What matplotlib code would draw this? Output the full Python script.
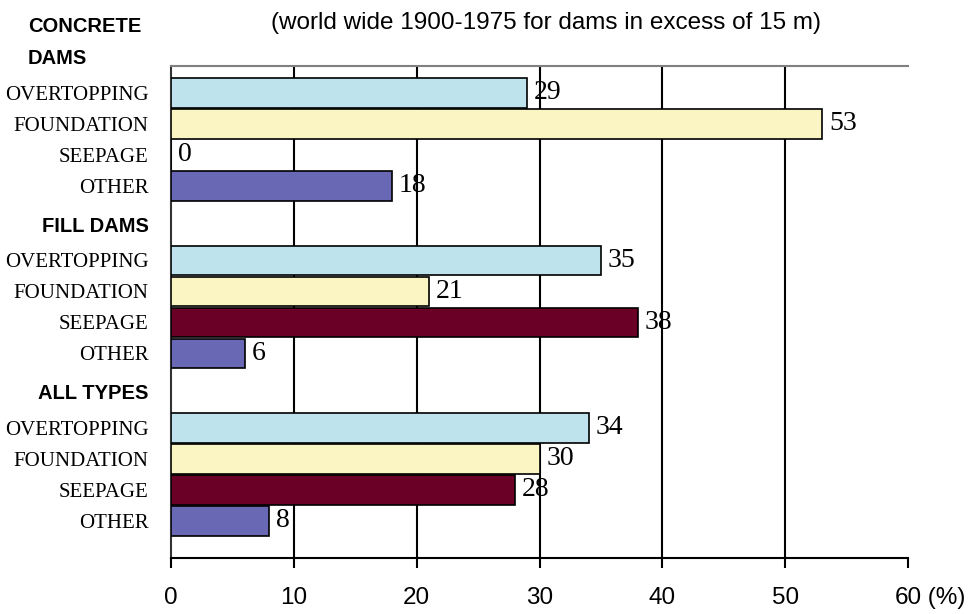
import matplotlib.pyplot as plt
import numpy as np

causes = ["OVERTOPPING", "FOUNDATION", "SEEPAGE", "OTHER"]
group_names = ["CONCRETE\nDAMS", "FILL DAMS", "ALL TYPES"]
concrete_dams = [29, 53, 0, 18]
fill_dams = [35, 21, 38, 6]
all_types = [34, 30, 28, 8]
x_ticks = [0, 10, 20, 30, 40, 50, 60]
title = "(world wide 1900-1975 for dams in excess of 15 m)"

colors = ["#bfe3ec", "#faf5c2", "#6b0026", "#6868b4"]
group_offsets = [0, 5.4, 10.8]

serif = "Liberation Serif"
sans = "Liberation Sans"

fig = plt.figure(figsize=(9.76, 6.14), dpi=100)
ax = fig.add_axes([171 / 976, 1 - 558 / 614, (908 - 171) / 976, (558 - 66) / 614])

all_pos = []
all_labels = []
for offset, values in zip(group_offsets, [concrete_dams, fill_dams, all_types]):
    pos = offset + np.arange(len(causes))
    ax.barh(pos, values, height=0.95, color=colors, edgecolor="black", linewidth=1.2, zorder=3)
    for y, v in zip(pos, values):
        ax.annotate(str(v), xy=(v, y), xytext=(5, 0), textcoords="offset points",
                    ha="left", va="center", fontsize=20, family=serif, zorder=4)
    all_pos.extend(pos)
    all_labels.extend(causes)

ax.set_xlim(0, 60)
ax.set_ylim(15.0, -0.87)
ax.vlines(x_ticks[1:-1], 15.0, -0.87, colors="black", linewidth=1.5, zorder=1)

ax.set_yticks(all_pos)
ax.set_yticklabels(all_labels, family=serif, fontsize=15)
ax.tick_params(axis="y", length=0, pad=16)

ax.set_xticks(x_ticks)
ax.set_xticklabels([str(t) for t in x_ticks], family=sans, fontsize=17.5)
ax.tick_params(axis="x", direction="out", length=7, width=1.5, pad=14)
ax.annotate(" (%)", xy=(60, 0), xycoords=("data", "axes fraction"), xytext=(9.5, -21),
            textcoords="offset points", ha="left", va="top", family=sans, fontsize=17.5,
            annotation_clip=False)

ax.spines["right"].set_visible(False)
ax.spines["top"].set_color("#808080")
ax.spines["top"].set_linewidth(1.5)
ax.spines["bottom"].set_linewidth(1.5)
ax.spines["left"].set_linewidth(1.5)
ax.spines["left"].set_color("#333333")

fig.text(28 / 976, 1 - 27 / 614, "CONCRETE", ha="left", va="center",
         family=sans, fontweight="bold", fontsize=14.5)
fig.text(28 / 976, 1 - 59 / 614, "DAMS", ha="left", va="center",
         family=sans, fontweight="bold", fontsize=14.5)
for name, offset in zip(group_names[1:], group_offsets[1:]):
    ax.text(-0.0305, offset - 1.1, name, transform=ax.get_yaxis_transform(),
            ha="right", va="center", family=sans, fontweight="bold", fontsize=14.5)

fig.text(546 / 976, 1 - 23 / 614, title, ha="center", va="center", family=sans, fontsize=17.5)

fig.savefig("out.png", dpi=100)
=-=-=
What is needed is an exact reproduction of the data, pictures excluded.

#### Worked answer
What matplotlib code would draw this? Output the full Python script.
import matplotlib.pyplot as plt
import numpy as np

causes = ["OVERTOPPING", "FOUNDATION", "SEEPAGE", "OTHER"]
group_names = ["CONCRETE\nDAMS", "FILL DAMS", "ALL TYPES"]
concrete_dams = [29, 53, 0, 18]
fill_dams = [35, 21, 38, 6]
all_types = [34, 30, 28, 8]
x_ticks = [0, 10, 20, 30, 40, 50, 60]
title = "(world wide 1900-1975 for dams in excess of 15 m)"

colors = ["#bfe3ec", "#faf5c2", "#6b0026", "#6868b4"]
group_offsets = [0, 5.4, 10.8]

serif = "Liberation Serif"
sans = "Liberation Sans"

fig = plt.figure(figsize=(9.76, 6.14), dpi=100)
ax = fig.add_axes([171 / 976, 1 - 558 / 614, (908 - 171) / 976, (558 - 66) / 614])

all_pos = []
all_labels = []
for offset, values in zip(group_offsets, [concrete_dams, fill_dams, all_types]):
    pos = offset + np.arange(len(causes))
    ax.barh(pos, values, height=0.95, color=colors, edgecolor="black", linewidth=1.2, zorder=3)
    for y, v in zip(pos, values):
        ax.annotate(str(v), xy=(v, y), xytext=(5, 0), textcoords="offset points",
                    ha="left", va="center", fontsize=20, family=serif, zorder=4)
    all_pos.extend(pos)
    all_labels.extend(causes)

ax.set_xlim(0, 60)
ax.set_ylim(15.0, -0.87)
ax.vlines(x_ticks[1:-1], 15.0, -0.87, colors="black", linewidth=1.5, zorder=1)

ax.set_yticks(all_pos)
ax.set_yticklabels(all_labels, family=serif, fontsize=15)
ax.tick_params(axis="y", length=0, pad=16)

ax.set_xticks(x_ticks)
ax.set_xticklabels([str(t) for t in x_ticks], family=sans, fontsize=17.5)
ax.tick_params(axis="x", direction="out", length=7, width=1.5, pad=14)
ax.annotate(" (%)", xy=(60, 0), xycoords=("data", "axes fraction"), xytext=(9.5, -21),
            textcoords="offset points", ha="left", va="top", family=sans, fontsize=17.5,
            annotation_clip=False)

ax.spines["right"].set_visible(False)
ax.spines["top"].set_color("#808080")
ax.spines["top"].set_linewidth(1.5)
ax.spines["bottom"].set_linewidth(1.5)
ax.spines["left"].set_linewidth(1.5)
ax.spines["left"].set_color("#333333")

fig.text(28 / 976, 1 - 27 / 614, "CONCRETE", ha="left", va="center",
         family=sans, fontweight="bold", fontsize=14.5)
fig.text(28 / 976, 1 - 59 / 614, "DAMS", ha="left", va="center",
         family=sans, fontweight="bold", fontsize=14.5)
for name, offset in zip(group_names[1:], group_offsets[1:]):
    ax.text(-0.0305, offset - 1.1, name, transform=ax.get_yaxis_transform(),
            ha="right", va="center", family=sans, fontweight="bold", fontsize=14.5)

fig.text(546 / 976, 1 - 23 / 614, title, ha="center", va="center", family=sans, fontsize=17.5)

fig.savefig("out.png", dpi=100)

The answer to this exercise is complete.